From my experience, most HH have different teams covering public and private markets, and it shouldn't be an issue to build relationships with both sides and work on them in parallel.

 

Nobody cares about your group in MMHF. If you come from a decent shop (I.e, even Nomura qualifies) you will have opportunities to interview at Millennium, P72 etc. 

Only time your IB cov group can matter is if it’s for niche modelling skills, like FIG. Otherwise nobody hires bankers for sector expertise.

Marshall Wace, Balayasny and of course P72 have dedicated programs for people coming out of banking to train you up. Alternatively you can join a pod directly. 

 

If you want MMHF, PE is pretty useless. IB is a standard starting point but unlike PE it’s not the “natural” progression from the gig. You will need to start learning how to cover and pitch stocks, understand what drivers move them in the short term in your own time, since your IB gig won’t teach you it.
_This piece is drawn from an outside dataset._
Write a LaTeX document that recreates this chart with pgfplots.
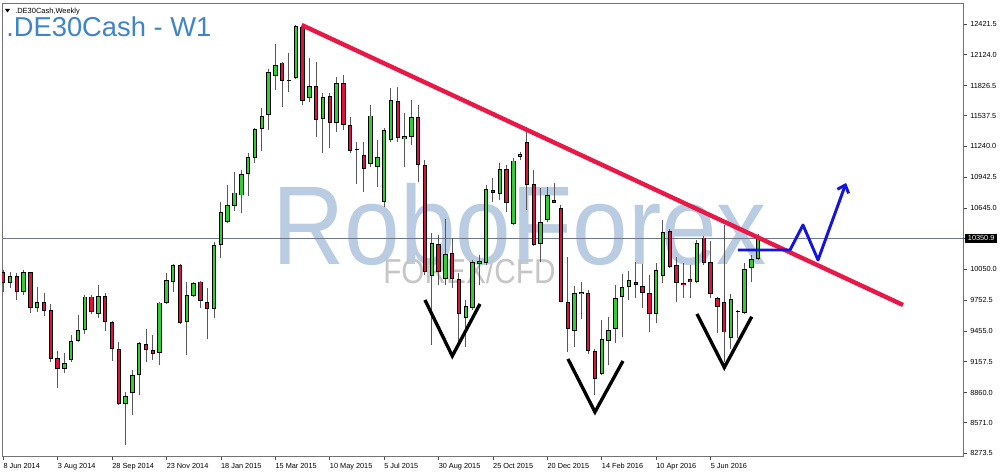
\documentclass[border=0pt]{standalone}
\usepackage{fontspec}
\setmainfont{Liberation Sans}
\usepackage{graphicx}
\usepackage{pgfplots}
\usepackage{pgfplotstable}
\pgfplotsset{compat=1.18}
\usetikzlibrary{arrows.meta}

\definecolor{bull}{RGB}{50,205,50}
\definecolor{bear}{RGB}{220,20,60}
\definecolor{trend}{RGB}{232,24,72}
\definecolor{titleblue}{RGB}{62,132,200}
\definecolor{wmblue}{RGB}{186,204,226}
\definecolor{wmgray}{RGB}{198,198,198}
\definecolor{priceline}{RGB}{110,120,138}
\definecolor{arrowblue}{RGB}{20,20,225}

% weekly candles: index (0 = week of 8 Jun 2014), open, high, low, close, type (1 up, 0 down, 2 doji)
\pgfplotstableread{
i o h l c t
0 10022 10045 9835 9916 0
1 9916 10028 9868 9987 1
2 9987 10013 9755 9829 0
3 9829 10045 9803 10022 1
4 10022 10028 9626 9675 0
5 9675 9883 9642 9738 1
6 9733 9820 9600 9651 0
7 9658 9713 9159 9182 0
8 9192 9262 8902 9085 0
9 9088 9240 9047 9143 1
10 9175 9417 9159 9359 1
11 9362 9610 9352 9465 1
12 9465 9803 9426 9787 1
13 9787 9803 9620 9636 0
14 9617 9900 9584 9796 1
15 9796 9820 9458 9545 0
16 9545 9552 9165 9279 0
17 9279 9352 8740 8747 0
18 8747 8869 8354 8827 1
19 8853 9079 8644 9030 1
20 9030 9352 8837 9336 1
21 9327 9472 9159 9272 0
22 9272 9417 9175 9233 0
23 9240 9738 9127 9729 1
24 9723 10013 9716 9948 1
25 9932 10103 9835 10093 1
26 10093 10103 9523 9530 0
27 9545 9932 9223 9803 1
28 9793 9932 9781 9916 1
29 9932 9941 9675 9748 0
30 9738 9868 9378 9665 0
31 9665 10318 9584 10286 1
32 10286 10705 10158 10608 1
33 10511 10866 10496 10673 1
34 10663 10994 10618 10792 1
35 10765 11011 10593 10972 1
36 10969 11172 10763 11137 1
37 11124 11414 11076 11410 1
38 11404 11607 11194 11533 1
39 11542 11987 11397 11955 1
40 11922 12225 11784 12025 1
41 12048 12057 11623 11871 0
42 11880 12138 11767 11872 2
43 11897 12412 11887 12402 1
44 12395 12422 11639 11678 0
45 11704 12090 11671 11823 1
46 11823 12057 11333 11494 0
47 11501 11752 11172 11713 1
48 11726 11752 11221 11468 0
49 11462 11912 11381 11849 1
50 11849 11929 11397 11446 0
51 11446 11526 11172 11197 0
52 11214 11284 10876 11206 2
53 11156 11284 10801 11018 0
54 11069 11639 11043 11536 1
55 11037 11301 10850 11134 1
56 10705 11414 10656 11397 1
57 11301 11800 11284 11687 1
58 11678 11816 11284 11317 0
59 11306 11559 11043 11335 1
60 11330 11687 11252 11520 1
61 11520 11636 10898 11059 0
62 11059 11108 9996 10028 0
63 9987 10399 9320 10308 1
64 10293 10383 9900 10028 0
65 9955 10535 9900 10196 1
66 10206 10351 9868 9955 0
67 9955 10013 9336 9617 0
68 9578 9755 9304 9697 1
69 9675 10141 9658 10119 1
70 10105 10190 9900 10127 1
71 10109 10866 10093 10824 1
72 10818 10931 10705 10786 0
73 10779 11076 10721 11018 1
74 11018 11059 10608 10689 0
75 10489 11127 10480 11101 1
76 11139 11188 11108 11165 1
77 11284 11429 10624 10866 0
78 10876 11011 10280 10286 0
79 10296 10834 10125 10504 1
80 10531 10844 10511 10765 1
81 10721 10882 10689 10692 0
82 10644 10673 9735 9738 0
83 9736 10173 9255 9472 0
84 9453 9890 9301 9822 1
85 9815 9929 9571 9835 1
86 9825 9851 9233 9262 0
87 9262 9280 8840 8989 0
88 9040 9562 9030 9375 1
89 9362 9593 9127 9465 1
90 9472 9900 9336 9771 1
91 9781 10003 9400 9883 1
92 9878 10038 9755 9948 1
93 9926 10125 9771 9900 0
94 9890 10103 9675 9820 0
95 9820 9996 9449 9617 0
96 9617 10109 9530 10045 1
97 9987 10528 9916 10409 1
98 10424 10438 10061 10077 0
99 10093 10167 9738 9922 0
100 9922 10115 9771 9900 0
101 9955 10093 9771 9924 0
102 9929 10335 9916 10303 1
103 10357 10373 10093 10109 0
104 10119 10328 9771 9813 0
105 9771 9787 9439 9684 0
106 9738 10479 9156 9441 0
107 9385 9808 9281 9762 1
108 9642 9658 9385 9650 2
109 9632 10109 9620 10051 1
110 10061 10190 9929 10148 1
111 10148 10393 10141 10351 1
}\candles

\begin{document}
\begin{tikzpicture}
\useasboundingbox (-1.5pt,-14.25pt) rectangle (748.5pt,342pt);
\fill[white] (-1.5pt,-14.25pt) rectangle (748.5pt,342pt);
% watermark (pixel coordinates)
\begin{scope}[shift={(-1.5pt,342pt)}, x=0.75pt, y=-0.75pt]
  \node[anchor=base west, inner sep=0pt, text=wmblue, font=\fontsize{84}{84}\selectfont] at (272,265) {\scalebox{0.893}[1]{RoboForex}};
  \node[anchor=base west, inner sep=0pt, text=wmgray, font=\fontsize{26}{26}\selectfont] at (383,284) {\scalebox{0.86}[1]{FOREX/CFD}};
\end{scope}
\begin{axis}[
  at={(0pt,0pt)}, anchor=south west,
  scale only axis, width=720.75pt, height=339.75pt,
  xmin=-0.19, xmax=141.13, ymin=8247.5, ymax=12624.4,
  axis line style={draw=black!55, line width=0.6pt},
  xtick={0,8,16,24,32,40,48,56,64,72,80,88,96,104},
  xticklabels={8 Jun 2014, 3 Aug 2014, 28 Sep 2014, 23 Nov 2014, 18 Jan 2015, 15 Mar 2015, 10 May 2015, 5 Jul 2015, 30 Aug 2015, 25 Oct 2015, 20 Dec 2015, 14 Feb 2016, 10 Apr 2016, 5 Jun 2016},
  xtick pos=bottom, ytick pos=right, yticklabel pos=right,
  tick align=outside, major tick length=3pt,
  tick style={draw=black!70, line width=0.5pt},
  ticklabel style={font=\fontsize{5.5}{6}\selectfont, text=black},
  xticklabel style={anchor=north west, inner sep=0pt, yshift=-2.5pt},
  yticklabel style={anchor=west, inner sep=0pt, xshift=2.25pt},
  ytick={8273.5,8571,8860,9157.5,9455,9752.5,10050,10645,10942.5,11240,11537.5,11826.5,12124,12421.5},
  yticklabels={8273.5,8571.0,8860.0,9157.5,9455.0,9752.5,10050.0,10645.0,10942.5,11240.0,11537.5,11826.5,12124.0,12421.5},
  extra y ticks={10350.9},
  extra y tick labels={10350.9},
  extra y tick style={yticklabel style={fill=black, text=white, inner xsep=2pt, inner ysep=1.6pt, xshift=-3.75pt}},
  clip=true,
]
% current price line
\addplot[priceline, line width=0.9pt, forget plot] coordinates {(-1,10350.9) (145,10350.9)};
% wicks
\addplot[draw=none, mark=none, forget plot,
  error bars/.cd, y dir=plus, y explicit, error mark=none,
  error bar style={draw=black!65, line width=0.75pt, solid}]
  table[x=i, y=l, y error expr={\thisrow{h}-\thisrow{l}}] {\candles};
% body outlines
\addplot[draw=none, mark=none, forget plot,
  error bars/.cd, y dir=plus, y explicit, error mark=none,
  error bar style={draw=black, line width=3.3pt, solid}]
  table[x=i, y expr={min(\thisrow{o},\thisrow{c})}, y error expr={abs(\thisrow{c}-\thisrow{o})}] {\candles};
% up bodies (other candles are sent far below the visible range)
\addplot[draw=none, mark=none, forget plot,
  error bars/.cd, y dir=plus, y explicit, error mark=none,
  error bar style={draw=bull, line width=1.8pt, solid}]
  table[x=i, y expr={\thisrow{t}==1 ? min(\thisrow{o},\thisrow{c})+8 : 0}, y error expr={max(abs(\thisrow{c}-\thisrow{o})-16,0)}] {\candles};
% down bodies
\addplot[draw=none, mark=none, forget plot,
  error bars/.cd, y dir=plus, y explicit, error mark=none,
  error bar style={draw=bear, line width=1.8pt, solid}]
  table[x=i, y expr={\thisrow{t}==0 ? min(\thisrow{o},\thisrow{c})+8 : 0}, y error expr={max(abs(\thisrow{c}-\thisrow{o})-16,0)}] {\candles};
% V marks
\addplot[black, line width=2.5pt, line join=miter, forget plot] coordinates {(62.01,9754.8) (66.03,9213.7) (70.10,9716.2)};
\addplot[black, line width=2.5pt, line join=miter, forget plot] coordinates {(83.04,9184.7) (87.01,8672.6) (91.13,9165.4)};
\addplot[black, line width=2.5pt, line join=miter, forget plot] coordinates {(102.01,9619.5) (106.03,9102.6) (110.06,9593.4)};
% trend line
\addplot[trend, line width=3.3pt, forget plot] coordinates {(43.88,12411.8) (132.31,9706.5)};
% blue projected path
\addplot[arrowblue, line width=2.2pt, line join=round, forget plot, -{Straight Barb[length=5pt,width=9pt]}]
  coordinates {(108.04,10237.9) (115.69,10237.9) (117.6,10479.4) (119.81,10141.3) (123.93,10885.3)};
\end{axis}
% titles (pixel coordinates)
\begin{scope}[shift={(-1.5pt,342pt)}, x=0.75pt, y=-0.75pt]
  \fill[black] (5,9) -- (10,9) -- (7.5,12.5) -- cycle;
  \node[anchor=base west, inner sep=0pt, font=\fontsize{5.6}{6}\selectfont] at (15,13.3) {.DE30Cash,Weekly};
  \node[anchor=base west, inner sep=0pt, text=titleblue, font=\fontsize{20.5}{21}\selectfont] at (6,37) {.DE30Cash - W1};
\end{scope}
\end{tikzpicture}
\end{document}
The sooner you start working on this, the better, and earlier you can exit. The worst thing you can do is come out of 2/3 years IB and be less adept at creating a stock pitch than my intern.

 
[Comment removed by mod team]
 

Original comment was deleted. There’s a lot of resources out there, and more coming out but I probably cannot “plug” them on WSO
 

Read through the WSO HF forum and you’ll pick things up slowly, some good quality posts on there. Helped me a ton a few years ago. 
 

Best thing you can do is pick a stock and start modelling out the quarters (revenue build and income statement), read through the transcripts, annual reports, presentations, etc and figure out what’s driving this business? How does the stock react? What are the profit drivers/growth drivers? What is happening QoQ and what is happening to management’s guidance? How does the multiple change as these core drivers are going from +5% to +7%? 
 

Stock pitches should be short, focused on your thesis and catalyst with a good understanding of what the bull/bear debate is and where you could be wrong. That’s the job of an analyst. 
 

MMHF recruiting is not like PE, your bank/group has minimal impact vs your own ability and demonstrable interest in publics. IB is a fine starting point but you will need to do extra work to be interview ready. I would suggest programs like P72 experienced academy and Marshall wace elevate which provide sellsiders training for HF, it’s a materially different skillset, the only real overlap is modelling.

If you can gun for the graduate programs at P/C/M, I’d also try for those

 

It can sometimes come down to "luck" (i.e., covering the right sector, making the right connections, or talking to the right recruiter) when moving from IB to a top-tier hedge fund. However, it's definitely possible. A friend of mine went from a Tier 2 bulge bracket in London to Bridgewater (in Connecticut), and if that's your end-goal, breaking in early is the best option (as you would, obviously, learn most about the job you want to have by doing that job in the first place).

That said, most people I know at top hedge funds took a more conventional path (GS/MS/JPM to KKR/Apollo to Elliott, or even tier 2 BB to MM PE to Citadel). So don't worry if you don't land that TCI seat immediately after IB, there are plenty of viable paths.